Men should eat a fistful of walnuts daily and not only as part of a healthy diet. New study results indicate that 75 grams of walnuts a day means better sperm quality and thus improved fertility.
Couples trying to conceive probably had their share of unconventional ways of cheating the chance with all sorts of fertility boosters. A new study shows that men who eat walnuts daily have more chances at conceiving, as their sperm quality improves. The rich fatty acids like omega 3 and 6 found in walnuts are said to be the miracle-workers.
“Walnuts provide a particularly rich source of a-linolenicacid, a natural plant source of omega-3, which we suspect may have been responsible for the improvements we observed”, stated for BBC co-author Catherine Carpenter, from the UCLA Centre for Human Nutrition.
The research team from UCLA Fielding School of Public Health recruited 117 young men aged 21 to 35 for the study. They took sperm samples at the beginning and the end of the research. The men were divided into two groups, one of which had walnuts added to their diet. Aside from that, the males just ate typical western food. After 12 weeks, scientists concluded that a walnut diet increases sperm quality.
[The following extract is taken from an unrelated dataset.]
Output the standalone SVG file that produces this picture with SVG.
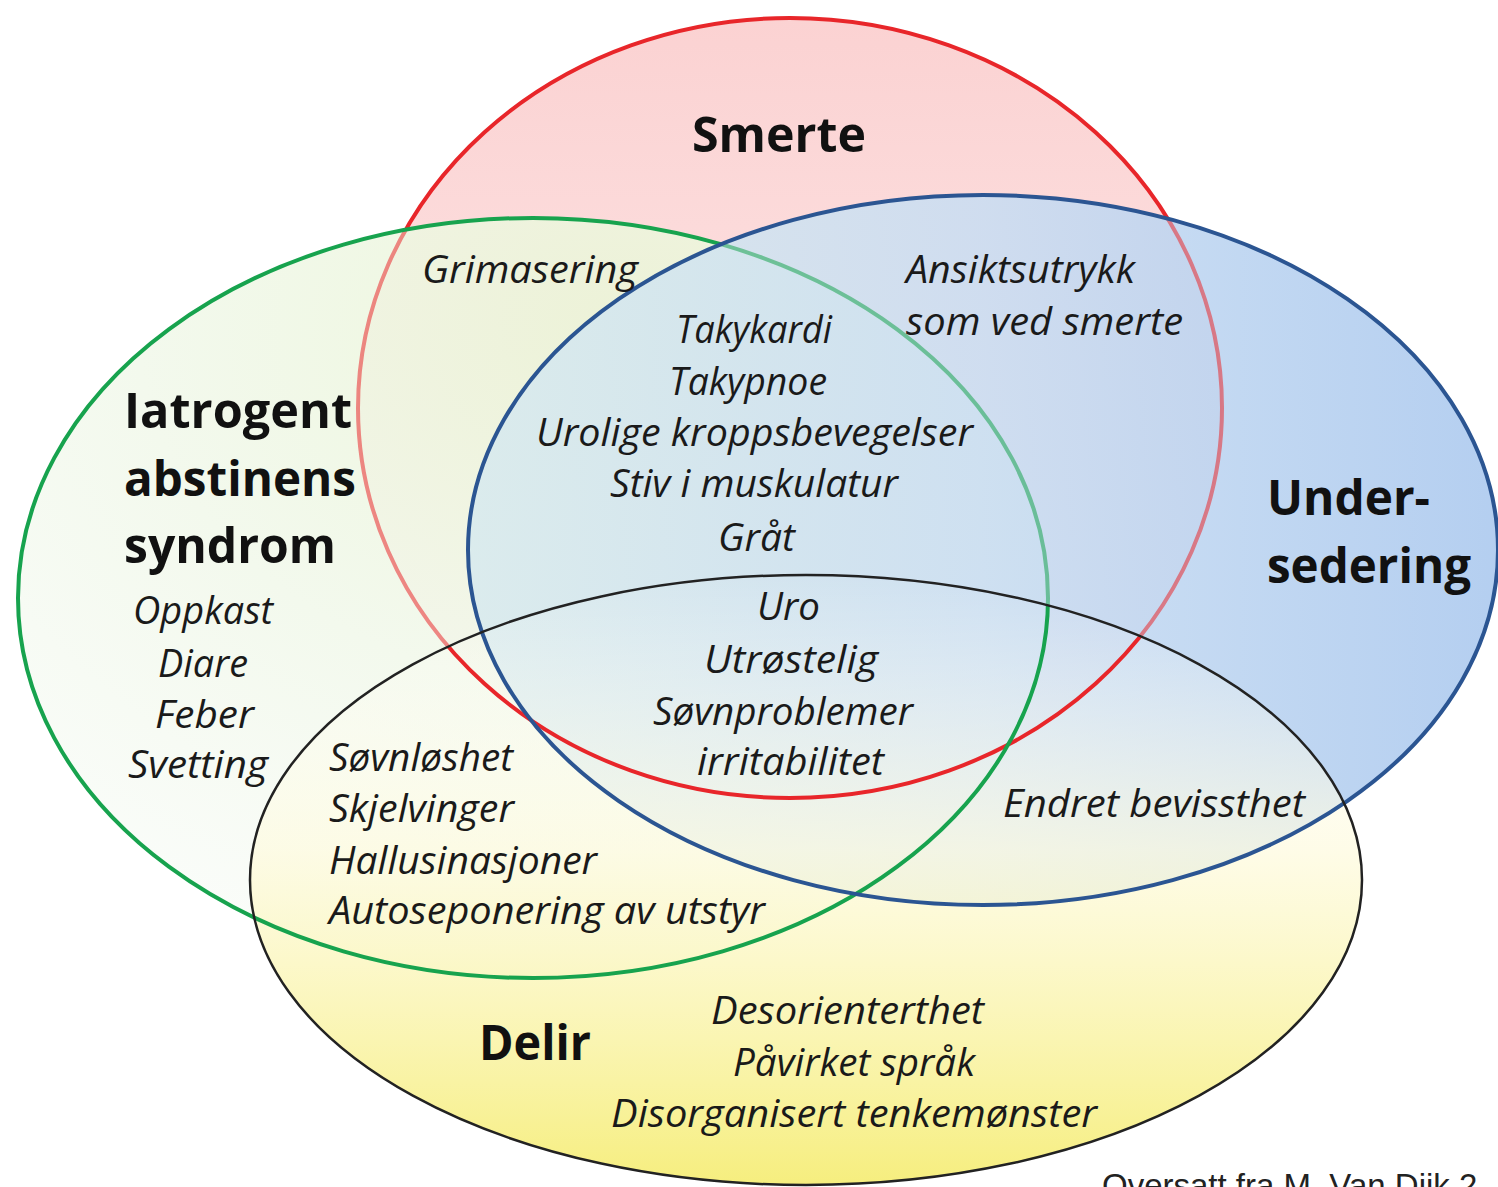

“We found a significant improvement in sperm parameters in the group that consumed the walnuts,” said Wendie Robbins, an UCLA professor and lead author of the study for CBS. “The men who ate no tree nuts saw no change” the researcher said, assuring everyone that the fertility change was not random.
The sperm of men eating walnuts on a daily basis, showed improvements in concentration, mobility and vitality. Walnuts also helped the young men lower their sperm’s chromosomal abnormalities. It seems these improvements are due to the nuts’ high fatty acid concentration.
With one in six couples struggling to conceive and 40% of the cases the problem is poor semen quality, eating some walnuts daily doesn’t seem like much of a bother. Sure, to the more than 70 million couples dealing with subfertility and infertility, eating walnuts isn’t the sole answer. But at least it opens new therapy opportunities.